The index tables are populated using a GraphQL API query. Here we create a basic GraphQL query to request a page of table data for a specific index. 

In [None]:
# Define the GraphQL query
q_str = """
query SaraIndex($slug: String, $table: PrimoTableInput) {
 stateArchives {
 saraIndex(slug: $slug) {
 path
 title
 percentDigitised
 table(input: $table) {
 pagination {
 page
 perPage
 results
 total
 totalPages
 }
 headers {
 title
 }
 rows {
 columns {
 content
 link
 }
 }
 }
 }
 }
}
"""

The complete API query includes variables that supply a slug to identifies the index and pagination details to specify a slice of the dataset.
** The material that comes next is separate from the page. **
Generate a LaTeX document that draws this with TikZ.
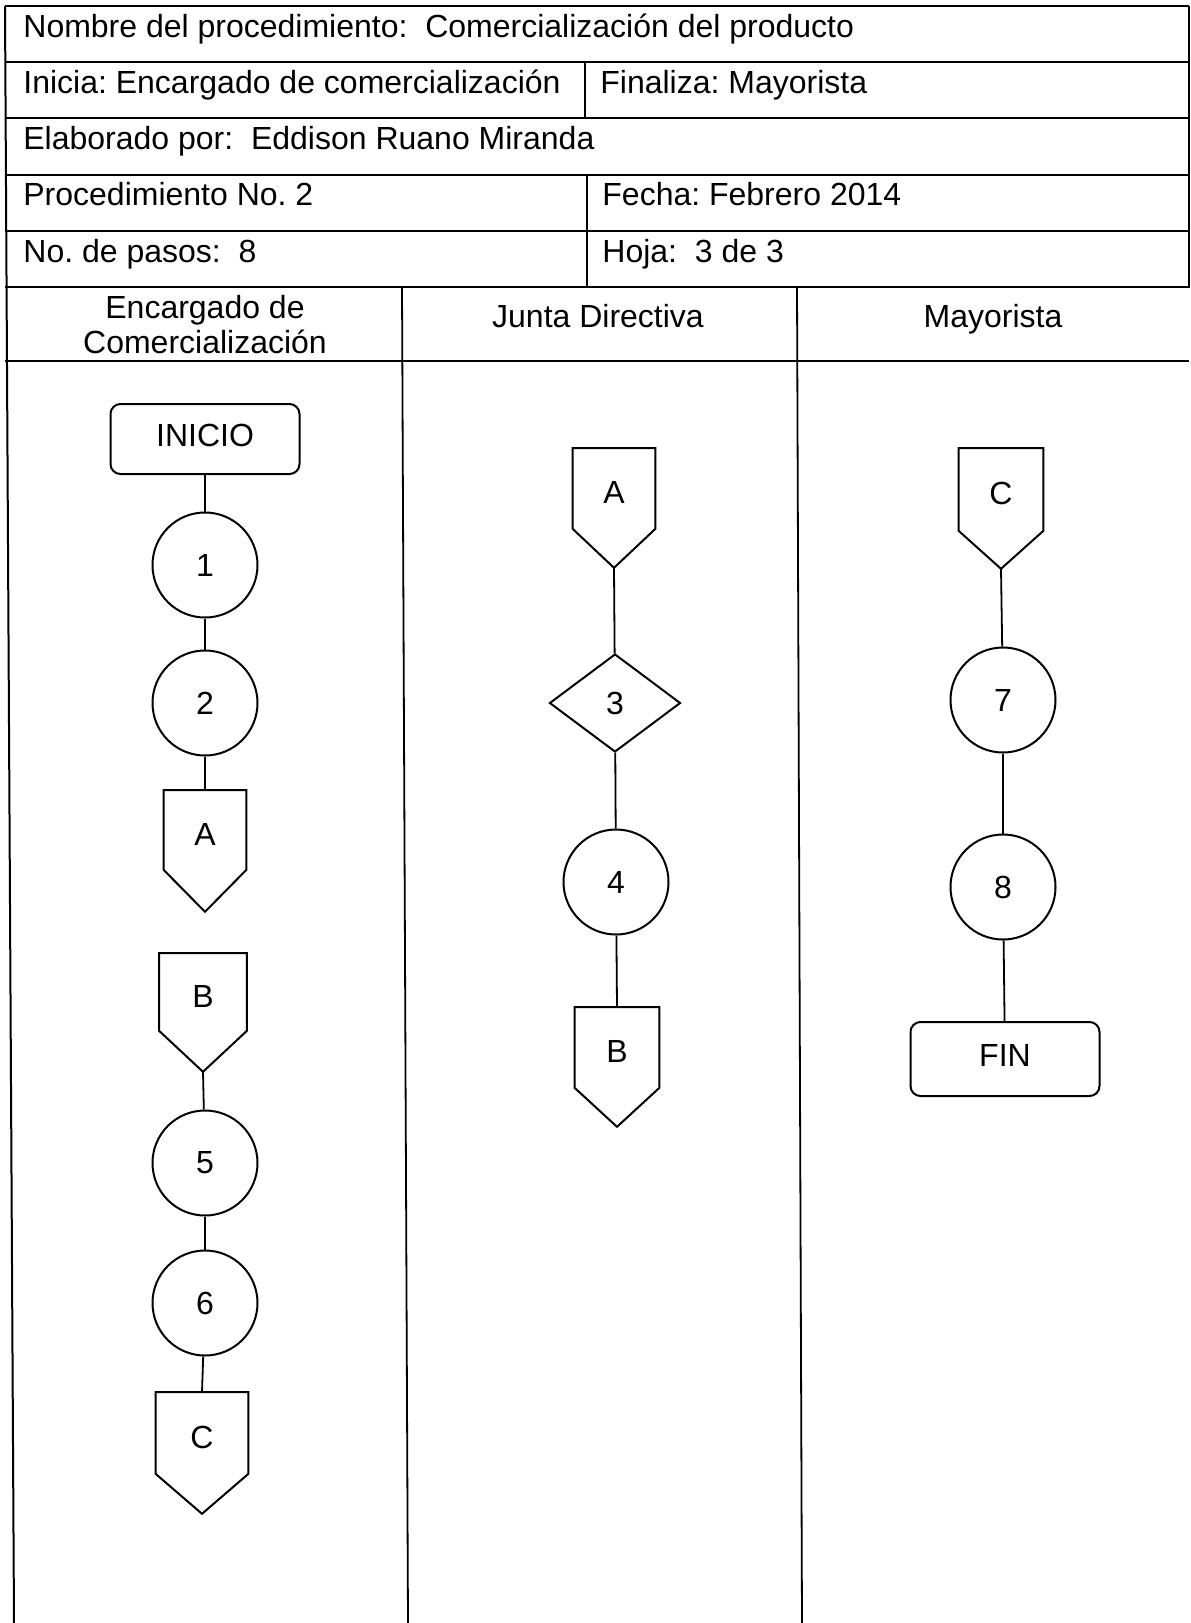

We can change these values as we work through the indexes to retrieve the full datasets.

In [None]:
# Construct the basic data payload, the table variables will be updated by the harvest
query = {
 "query": q_str,
 "operationName": "SaraIndex",
 "variables": {
 "slug": "colonial-architect-index",
 "table": {"query": "", "pagination": {"page": 1, "perPage": 100}},
 },
}

## Define some functions

In [15]:
def get_total(query):
 """
 Get the total number of pages in the result set returned by the supplied API query.
 Returns the number of pages in the results set as an integer.
 """
 response = s.post("https://api.mhnsw.au/graphql", json=query)
 data = response.json()
 # Sometimes the requests fail and return JSON with an "errors" key
 # These seem to be random and re-requesting after a short pause seems to work ok
 if "errors" not in data:
 pagination = data["data"]["stateArchives"]["saraIndex"]["table"]["pagination"]
 return pagination["totalPages"]
 else:
 time.sleep(60)
 get_total()


def get_headers(table):
 """
 Get a list of column names from the table.
 """
 headers = []
 for h in table["headers"]:
 if h["title"]:
 headers.append(h["title"])
 else:
 headers.append("Details")
 return headers


def get_rows(table):
 """
 Get data from all the rows/columns on the current table page.
 Returns a list of lists representing rows/columns.
 """
 rows = []
 for row in table["rows"]:
 cols = []
 for col in row["columns"]:
 if col["content"] == "Details" and col["link"]:
 cols.append(col["link"])
 else:
 cols.append(col["content"])
 rows.append(cols)
 return rows


def harvest_index(query, output_dir="indexes"):
 """
 Harvest all the the data returned by the supplied query.
 The data is saved as a CSV file in the specified output directory.
 """
 dfs = []
 current_page = 0
 # Get the total number of pages
 total_pages = get_total(query)
 with tqdm(total=total_pages, desc=query["variables"]["slug"]) as pbar:
 # Continue until the current page equals the total number of pages
 while current_page < total_pages:
 current_page += 1
 # Set the page required in the table pagination
 query["variables"]["table"]["pagination"]["page"] = current_page
 response = s.post("https://api.mhnsw.au/graphql", json=query)
 data = response.json()
 # Sometimes the requests fail and return JSON with an "errors" key
 # These seem to be random and re-requesting after a short pause seems to work ok
 if "errors" not in data:
 # Get the table data from the response
 table = data["data"]["stateArchives"]["saraIndex"]["table"]
 # Get column headers
 headers = get_headers(table)
 # Get rows
 rows = get_rows(table)
 # Create a dataframe from the rows and headers and append to a list
 dfs.append(pd.DataFrame(rows, columns=headers))
 pbar.update(1)
 if not response.from_cache:
 time.sleep(0.5)
 # If there's been an error, wait for 60 secs then try again
 else:
 current_page = current_page - 1
 time.sleep(60)
 # Combine all the dataframes
 df = pd.concat(dfs)
 # I don't think this is necessary, but just in case
 df.drop_duplicates(inplace=True)
 # Set up output directory and save df as a CSV file
 output_dir = Path(output_dir)
 output_dir.mkdir(exist_ok=True)
 df.to_csv(Path(output_dir, f"{query['variables']['slug']}.csv"), index=False)
 del df


def harvest_indexes(query, indexes, output_dir="indexes"):
 """
 Harvest data from all of the indexes.
 """
 for index in tqdm(indexes):
 slug = index["url"].strip("/").split("/")[-1]
 query["variables"]["slug"] = slug
 harvest_index(query, output_dir=output_dir)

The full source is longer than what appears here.